Hamilton County officials and nonprofit leaders gathered under a gray sky on Friday to honor victims of crimes in the county.
As demand increases for services for crime victims in the Chattanooga area, the city and county declared next week, April 23-29, as Crime Victims Rights’ Week, observed nationally since 1981.
“We believe that people have the right to live free of violence and to have a safe space to come into to receive services and to heal and to tell their stories,” Family Justice Center Executive Director Regina McDevitt said at the Friday ceremony outside the center.

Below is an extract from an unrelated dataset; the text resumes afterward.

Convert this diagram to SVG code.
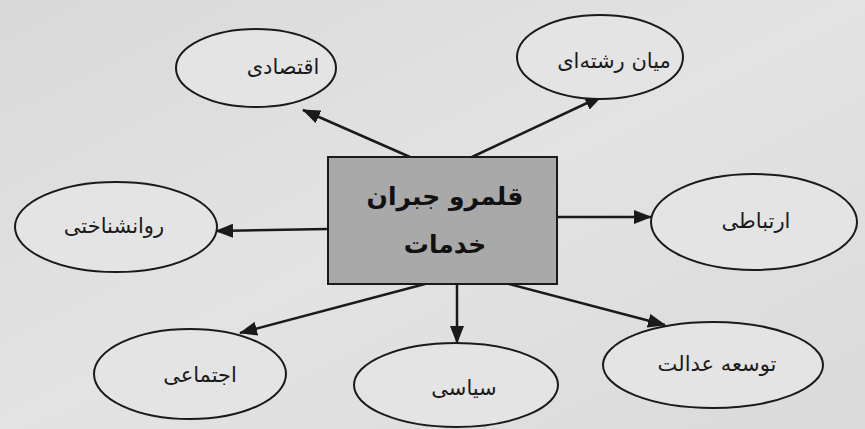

The center houses several nonprofit groups that serve victims of domestic and sexual violence, with representatives from the Hamilton County District Attorney’s Office and the Chattanooga Police Department.
Reports of homicide and assault were down last year from 2021, data from the Police Department shows.
But reported forcible sex offenses, including rape, sexual assault and sex crimes involving children, increased around 5% in 2022 from the year before, with 17 more reported cases.
Demand for sexual assault forensic exams rose 24% last year, particularly involving teenagers, according to Chattanooga’s Partnership for Families, Children and Adults.
A survey on domestic violence in Hamilton County, conducted by the Family Justice Center, found a need for more domestic violence assessments in health care systems and more training around the county on how to recognize signs of domestic violence, sexual assault and child abuse.
Last year, the center trained more than 4,000 people, McDevitt said Friday. After the survey, six task forces focused on sectors including health care, faith groups and the legal system were formed to study how to drive down domestic violence and better coordinate the response to it, McDevitt said.
The Children’s Advocacy Center, which serves children reporting abuse and their family members, saw more people last year than any other in more than 30 years of operation, Executive Director Kristen Pavlik McCallie said at an event for sexual assault awareness earlier this month.
“When folks ask if that’s positive or negative, I respond — because it means more kids are being heard and supported — it’s positive,” McCallie said at Friday’s ceremony.
But the most requested service at the center by people experiencing domestic violence is legal help, attorney John Jolley with Legal Aid of East Tennessee said following the ceremony. Often, they need help getting a protection order from an abuser, Jolley said. Legal Aid can represent victims for free in civil matters like protection orders and custody issues, Jolley said.
Chattanooga also has resources for victims of human trafficking, said Love’s Arm Executive Director Inza Hagins-Dyer. A 2019 survey found that most sex trafficking victims in the Chattanooga area are women who entered into trafficking before turning 18.
“That’s the bad news,” Hagins-Dyer said. “The good news is we’re here to bridge the gap.”
Crime victims also play an important role in getting crimes solved, Chattanooga investigator Lt. Joseph Shaw said in a March interview. If a victim wants to report what happened, but doesn’t want to participate in an investigation or face the person who hurt them in a courtroom, there’s only so much police can do.
Victims may be hesitant to report or participate in investigations if the person who committed the crime is close to them — a family member or partner, for example — said Chattanooga Executive Chief Harry Sommers after the ceremony.
Sommers said the department is working to improve trust in the community, particularly among Chattanooga’s growing Spanish-speaking population.